В канцелярии нам наконец разрешили поесть – это было главное, к тому же минута отдыха от взглядов М-ского и криков человека в форме была прекрасна и неожиданна, и мы восприняли ее как явный знак провидения, что худшее уже позади. Та троица в кабинете дала нам немного времени, чтобы мы осмыслили безнадежность нашего положения и сделали соответствующие выводы, но нам не нужно было даже советоваться насчет дальнейших показаний. Мы знали, что каждый будет говорить как чувствует, только это и давало нам наибольшие шансы выпутаться. Первым пошел Шимек, исчез в пасти кабинета покорно и тихо, и мы остались с Петром одни, впрочем ненадолго. Через минуту прислали сторожа – следить за нами. С той минуты мы сидели в молчании, наполненном тиканьем стенных часов, прерывающимся, только когда они отбивали полный час.
Как же все-таки случилось, что мы подружились с Вайзером?

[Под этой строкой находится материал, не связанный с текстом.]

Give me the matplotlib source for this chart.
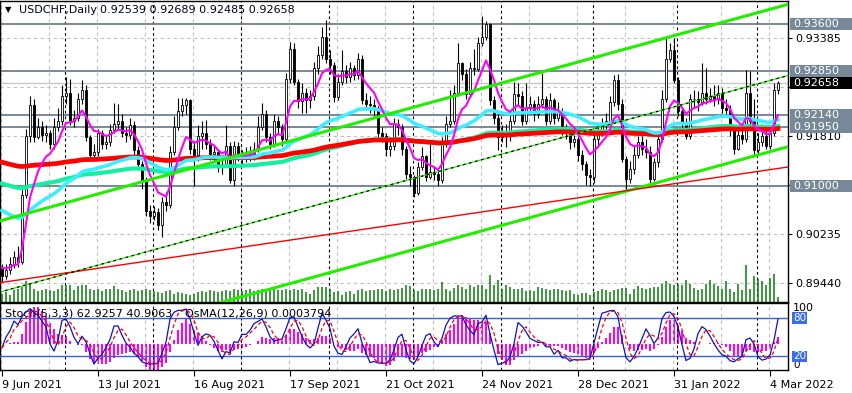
import numpy as np
import pandas as pd
import matplotlib
matplotlib.use("Agg")
import matplotlib.pyplot as plt
from matplotlib.patches import Rectangle

# ---- data --------------------------------------------------------------
symbol = "USDCHF,Daily"
last_ohlc = [0.92539, 0.92689, 0.92485, 0.92658]   # O H L C of current bar
first_open = 0.8970

# daily closes / highs / lows in pips (x 0.0001), 9 Jun 2021 .. 7 Mar 2022
close_p = [8955, 8965, 8975, 8985, 8978, 9085, 9180, 9230, 9178, 9195,
           9182, 9185, 9168, 9195, 9205, 9245, 9250, 9205, 9210, 9240,
           9255, 9178, 9150, 9155, 9185, 9168, 9170, 9190, 9200, 9205,
           9185, 9182, 9198, 9158, 9135, 9110, 9060, 9052, 9058, 9038,
           9075, 9070, 9155, 9195, 9220, 9230, 9238, 9160, 9150, 9180,
           9185, 9168, 9152, 9155, 9130, 9135, 9165, 9110, 9165, 9150,
           9145, 9150, 9152, 9160, 9195, 9215, 9178, 9168, 9205, 9195,
           9175, 9272, 9320, 9268, 9236, 9250, 9238, 9245, 9290, 9310,
           9340, 9305, 9295, 9243, 9268, 9285, 9275, 9290, 9278, 9305,
           9238, 9232, 9230, 9225, 9185, 9180, 9160, 9165, 9200, 9195,
           9160, 9120, 9115, 9088, 9130, 9148, 9115, 9122, 9120, 9110,
           9168, 9200, 9205, 9250, 9297, 9280, 9248, 9290, 9288, 9330,
           9340, 9360, 9238, 9210, 9178, 9185, 9180, 9205, 9248, 9245,
           9205, 9225, 9232, 9215, 9232, 9240, 9205, 9238, 9210, 9220,
           9190, 9185, 9170, 9175, 9150, 9135, 9118, 9115, 9175, 9185,
           9200, 9205, 9235, 9270, 9232, 9143, 9112, 9128, 9150, 9170,
           9160, 9155, 9112, 9138, 9175, 9240, 9305, 9318, 9270, 9220,
           9200, 9180, 9240, 9240, 9235, 9250, 9240, 9245, 9240, 9250,
           9225, 9222, 9190, 9160, 9182, 9175, 9250, 9205, 9158, 9170,
           9180, 9165, 9185, 9254, 9266]
high_p = [8975, 8975, 8985, 8995, 9004, 9095, 9192, 9245, 9240, 9210,
          9205, 9198, 9190, 9210, 9225, 9262, 9275, 9272, 9222, 9250,
          9270, 9262, 9182, 9168, 9192, 9190, 9182, 9200, 9233, 9232,
          9215, 9195, 9210, 9205, 9165, 9140, 9115, 9070, 9068, 9065,
          9082, 9090, 9165, 9212, 9241, 9242, 9242, 9240, 9172, 9198,
          9205, 9206, 9175, 9165, 9160, 9145, 9198, 9170, 9172, 9170,
          9158, 9162, 9165, 9170, 9212, 9233, 9222, 9185, 9215, 9212,
          9200, 9282, 9332, 9330, 9272, 9265, 9258, 9255, 9300, 9325,
          9356, 9367, 9318, 9300, 9280, 9318, 9295, 9300, 9295, 9314,
          9310, 9250, 9245, 9240, 9228, 9195, 9185, 9178, 9210, 9208,
          9200, 9165, 9132, 9118, 9138, 9162, 9150, 9170, 9132, 9128,
          9178, 9212, 9254, 9262, 9330, 9300, 9288, 9300, 9320, 9340,
          9374, 9365, 9362, 9245, 9215, 9198, 9200, 9215, 9268, 9265,
          9252, 9265, 9245, 9238, 9245, 9282, 9245, 9250, 9242, 9235,
          9225, 9200, 9190, 9182, 9180, 9158, 9140, 9128, 9190, 9198,
          9210, 9218, 9245, 9278, 9280, 9240, 9148, 9140, 9165, 9180,
          9180, 9175, 9165, 9145, 9182, 9255, 9338, 9330, 9338, 9275,
          9225, 9210, 9248, 9255, 9252, 9297, 9290, 9258, 9262, 9262,
          9258, 9240, 9230, 9195, 9195, 9195, 9287, 9285, 9240, 9185,
          9200, 9190, 9195, 9265, 9269]
low_p = [8945, 8950, 8958, 8968, 8970, 8975, 9080, 9170, 9170, 9175,
         9172, 9170, 9160, 9160, 9188, 9198, 9232, 9198, 9195, 9205,
         9232, 9172, 9142, 9140, 9148, 9160, 9160, 9165, 9185, 9192,
         9178, 9170, 9176, 9150, 9125, 9095, 9052, 9040, 9045, 9030,
         9018, 9060, 9065, 9150, 9190, 9212, 9215, 9152, 9100, 9140,
         9160, 9160, 9142, 9140, 9122, 9120, 9130, 9105, 9100, 9140,
         9135, 9138, 9140, 9142, 9155, 9190, 9170, 9160, 9162, 9185,
         9165, 9170, 9265, 9262, 9225, 9218, 9217, 9225, 9238, 9280,
         9305, 9298, 9280, 9235, 9238, 9262, 9265, 9268, 9270, 9272,
         9232, 9222, 9218, 9212, 9178, 9170, 9148, 9148, 9158, 9182,
         9150, 9112, 9100, 9082, 9085, 9125, 9108, 9112, 9110, 9100,
         9105, 9162, 9195, 9200, 9245, 9270, 9240, 9245, 9278, 9285,
         9325, 9335, 9230, 9200, 9158, 9170, 9162, 9172, 9200, 9230,
         9198, 9200, 9215, 9205, 9210, 9225, 9198, 9200, 9200, 9205,
         9182, 9175, 9160, 9162, 9140, 9125, 9101, 9100, 9105, 9165,
         9180, 9190, 9198, 9228, 9222, 9138, 9093, 9105, 9120, 9145,
         9150, 9145, 9105, 9108, 9130, 9170, 9235, 9300, 9265, 9212,
         9190, 9175, 9175, 9225, 9220, 9230, 9232, 9235, 9228, 9232,
         9218, 9212, 9180, 9152, 9158, 9168, 9170, 9198, 9150, 9150,
         9165, 9160, 9160, 9180, 9249]
tick_volume = [8, 10, 7, 12, 13, 15, 21, 18, 13, 11,
               12, 13, 12, 11, 13, 17, 17, 17, 12, 16,
               17, 17, 13, 12, 13, 11, 13, 13, 16, 13,
               12, 10, 12, 13, 11, 12, 13, 12, 11, 10,
               9, 11, 12, 8, 10, 9, 8, 7, 8, 10,
               11, 10, 12, 11, 10, 11, 12, 11, 13, 12,
               11, 12, 13, 11, 12, 13, 12, 14, 13, 12,
               12, 13, 12, 13, 12, 13, 10, 8, 12, 15,
               15, 15, 13, 10, 11, 7, 10, 11, 8, 12,
               13, 11, 12, 12, 13, 13, 11, 13, 12, 13,
               14, 17, 16, 12, 11, 13, 13, 13, 12, 13,
               20, 13, 11, 14, 17, 15, 13, 17, 15, 17,
               17, 13, 27, 17, 22, 13, 17, 15, 13, 13,
               14, 11, 12, 11, 15, 14, 13, 12, 13, 13,
               12, 11, 12, 8, 7, 9, 9, 7, 10, 11,
               13, 12, 10, 12, 13, 14, 14, 8, 13, 16,
               14, 13, 14, 15, 15, 18, 21, 18, 17, 18,
               17, 22, 18, 14, 12, 13, 18, 22, 18, 16,
               13, 21, 13, 10, 18, 12, 37, 13, 26, 23,
               21, 17, 24, 28, 5]

date_labels = ["9 Jun 2021", "13 Jul 2021", "16 Aug 2021", "17 Sep 2021",
               "21 Oct 2021", "24 Nov 2021", "28 Dec 2021", "31 Jan 2022",
               "4 Mar 2022"]
date_bars = [0, 24, 48, 72, 96, 120, 144, 168, 192]
month_start_bars = [16, 38, 60, 82, 103, 125, 148, 169, 189]

levels = [0.93600, 0.92850, 0.92140, 0.91950, 0.91000]
grid_prices = [0.93385, 0.92590, 0.91810, 0.91020, 0.90235, 0.89440]
# scale labels that the level / price boxes hide completely
hidden_grid_labels = [0.92590, 0.91020]

# trend objects: (bar index, price)
channel_top = [(-1, 0.9043), (197, 0.9393)]
channel_width = 0.0229
red_trend = [(-1, 0.8944), (197, 0.9131)]

# MA values carried in from before the visible window
ema_seed = {8: 0.8972, 50: 0.9065, 144: 0.9106, 200: 0.9140}

stoch_text = "Stoch(5,3,3) 62.9257 40.9063"
osma_text = "OsMA(12,26,9) 0.0003794"

# ---- series --------------------------------------------------------------
close = np.array(close_p) / 1e4
high = np.array(high_p) / 1e4
low = np.array(low_p) / 1e4
close[-1], high[-1], low[-1] = last_ohlc[3], last_ohlc[1], last_ohlc[2]
open_ = np.r_[first_open, close[:-1]]
open_[-1] = last_ohlc[0]
n = len(close)
x = np.arange(n)


def ema(values, period, seed):
    out = np.empty(len(values))
    prev, k = seed, 2.0 / (period + 1)
    for i, v in enumerate(values):
        prev += k * (v - prev)
        out[i] = prev
    return out


ma_fast = ema(close, 8, ema_seed[8])
ma50 = ema(close, 50, ema_seed[50])
ma144 = ema(close, 144, ema_seed[144])
ma200 = ema(close, 200, ema_seed[200])

hh = pd.Series(high).rolling(5, min_periods=1).max()
ll = pd.Series(low).rolling(5, min_periods=1).min()
num = (pd.Series(close) - ll).rolling(3, min_periods=1).sum()
den = (hh - ll).rolling(3, min_periods=1).sum()
stoch_k = 100 * num / den
stoch_d = stoch_k.rolling(3, min_periods=1).mean()

macd = ema(close, 12, close[0]) - ema(close, 26, close[0])
osma = macd - pd.Series(macd).rolling(9, min_periods=1).mean().values

# ---- figure ----------------------------------------------------------------
W, H = 852, 393
fig = plt.figure(figsize=(W / 100, H / 100), dpi=100)
fig.patch.set_facecolor("white")


def px_axes(x0, y0, x1, y1):
    return fig.add_axes([x0 / W, 1 - y1 / H, (x1 - x0) / W, (y1 - y0) / H])


ax = px_axes(0, 1, 788, 302)
sub = px_axes(0, 303, 788, 370)
for a in (ax, sub):
    a.set_xlim(-0.5, 196.5)
    for s in a.spines.values():
        s.set_color("black")
        s.set_linewidth(1)
ax.set_ylim(0.89134, 0.93975)

grid_kw = dict(color="#c0c0c0", lw=0.8, ls=(0, (3, 3)), zorder=0.5)
sep_kw = dict(color="black", lw=0.8, ls=(0, (2.5, 2.5)), zorder=0.6)
for g in grid_prices:
    ax.axhline(g, **grid_kw)
for b in range(0, n + 2, 12):
    ax.axvline(b - 0.25, **grid_kw)
    sub.axvline(b - 0.25, **grid_kw)
for m in month_start_bars:
    ax.axvline(m - 0.25, **sep_kw)
    sub.axvline(m - 0.25, **sep_kw)

for lv in levels:
    ax.axhline(lv, color="#708090", lw=1.3, zorder=1)
ax.axhline(close[-1], color="#c8c8c8", lw=1.0, zorder=1)

# volumes along the bottom of the price window (1 unit = 1 px)
ax.vlines(x, 0, np.array(tick_volume) / 301, transform=ax.get_xaxis_transform(),
          color="#0b7a0b", lw=1.1, zorder=1.5)

# candles
up = close >= open_
ax.vlines(x, low, high, color="black", lw=0.8, zorder=2)
ax.bar(x, np.maximum(np.abs(close - open_), 0.00002), bottom=np.minimum(open_, close),
       width=0.62, color=np.where(up, "white", "black"), edgecolor="black",
       linewidth=0.6, zorder=3)

# moving averages
ax.plot(x, ma144, color="#14f0a0", lw=3.0, zorder=4)
ax.plot(x, ma200, color="#ff0000", lw=3.4, zorder=4.2)
ax.plot(x, ma50, color="#3ceeff", lw=2.6, zorder=4.4)
ax.plot(x, ma_fast, color="#ff00ff", lw=1.5, zorder=4.6)

# trend channel
cx = np.array([p[0] for p in channel_top])
cy = np.array([p[1] for p in channel_top])
ax.plot(cx, cy, color="#22ee00", lw=2.2, zorder=5)
ax.plot(cx, cy - channel_width, color="#22ee00", lw=2.2, zorder=5)
ax.plot(cx, cy - channel_width / 2, color="#22ee00", lw=0.9, zorder=5)
ax.plot(cx, cy - channel_width / 2, color="black", lw=0.9, ls=(0, (2, 3)), zorder=5.1)
ax.plot([p[0] for p in red_trend], [p[1] for p in red_trend], color="red", lw=1.0, zorder=5)

# price scale
ax.set_xticks([])
ax.yaxis.tick_right()
ax.set_yticks(grid_prices)
ax.set_yticklabels(["" if g in hidden_grid_labels else f"{g:.5f}" for g in grid_prices])
ax.tick_params(axis="y", length=3, pad=2, labelsize=8, colors="black")

ytrans = ax.get_yaxis_transform()
box_h = 12 / 6218


def price_box(price, fc):
    ax.add_patch(Rectangle((790 / 788, price - box_h / 2), 62 / 788, box_h,
                           transform=ytrans, fc=fc, ec="none", clip_on=False, zorder=9))
    ax.text(793 / 788, price, f"{price:.5f}", transform=ytrans, ha="left", va="center",
            fontsize=8, color="white", clip_on=False, zorder=10)


for lv in levels:
    price_box(lv, "#778899")
price_box(close[-1], "black")

# title
ty = 1 - 10 / H
fig.text(5 / W, ty, "\u25bc", fontsize=6, va="center", color="black")
fig.text(19 / W, ty, symbol, fontsize=8, va="center", color="#000020")
fig.text(100 / W, ty, " ".join(f"{v:.5f}" for v in last_ohlc), fontsize=8,
         va="center", color="#000020")

# ---- oscillator window ----------------------------------------------------------
oax = sub.twinx()
oax.bar(x, osma, width=0.7, color="#ff00ff", zorder=2)
span = osma.max() / 0.556
oax.set_ylim(-0.384 * span, 0.616 * span)
oax.set_yticks([])
for s in oax.spines.values():
    s.set_visible(False)
sub.set_zorder(oax.get_zorder() + 1)
sub.patch.set_visible(False)

sub.set_ylim(-1.2, 103)
sub.axhline(80, color="#3a5fe0", lw=1.0, zorder=3)
sub.axhline(20, color="#3a5fe0", lw=1.0, zorder=3)
sub.text(5 / 788, 0.85, stoch_text, transform=sub.transAxes, fontsize=8, va="center", zorder=1)
sub.text(185 / 788, 0.85, osma_text, transform=sub.transAxes, fontsize=8, va="center", zorder=1)
sub.plot(x, stoch_k, color="#0a14c8", lw=0.9, zorder=4)
sub.plot(x, stoch_d, color="red", lw=0.9, ls=(0, (3, 2)), zorder=4)

sub.set_yticks([])
strans = sub.get_yaxis_transform()
sub.text(793 / 788, 103, "100", transform=strans, fontsize=8, va="top", clip_on=False)
sub.text(793 / 788, -1.2, "0", transform=strans, fontsize=7.5, va="bottom", clip_on=False)
for lvl in (80, 20):
    sub.text(793 / 788, lvl, str(lvl), transform=strans, fontsize=7.5, va="center",
             color="white", clip_on=False,
             bbox=dict(boxstyle="square,pad=0.08", fc="#3a6ee8", ec="none"))

sub.set_xticks(date_bars)
sub.set_xticklabels(date_labels, ha="left")
sub.tick_params(axis="x", length=4, pad=3, labelsize=8, colors="black")

fig.savefig("out.png", dpi=100)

Раньше мы видели его часто, он ходил в ту же школу, что и мы, бегал в том же дворе и покупал в том же магазине Цирсона бутылки с лимонадом, которые взрослые называли почему-то пузырями.Однако он никогда не участвовал в наших играх, стоял в сторонке и явно не испытывал желания быть одним из нас. Когда мы играли в футбол на лугу у прусских казарм, он довольствовался молчаливым созерцанием, а когда встречали его на пляже в Елиткове, он говорил, что не умеет плавать, и быстро, словно стыдился этого, исчезал в толпе пляжников. Встречи эти были беглыми и бессодержательными, что соответствовало его облику: небольшого роста, очень худой и слегка сутулый, причем кожа у него была болезненно белая, и единственным достойным внимания контрастом к ней были неестественно огромные, широко открытые и очень темные глаза. Наверное, поэтому он выглядел так, словно постоянно чего-то боялся, словно ждал кого-то или чего-то, что принесет ему дурную весть. Он жил со своим дедом в одиннадцатой квартире, на дверях которой виднелась желтая табличка с надписью «А. Вайзер. Портной». И это было, в общем-то, все, что мы могли о нем сказать, когда наступило то лето, возвещенное майскими хрущами и теплым ветром с юга. Так как же случилось, что мы сошлись с Вайзером?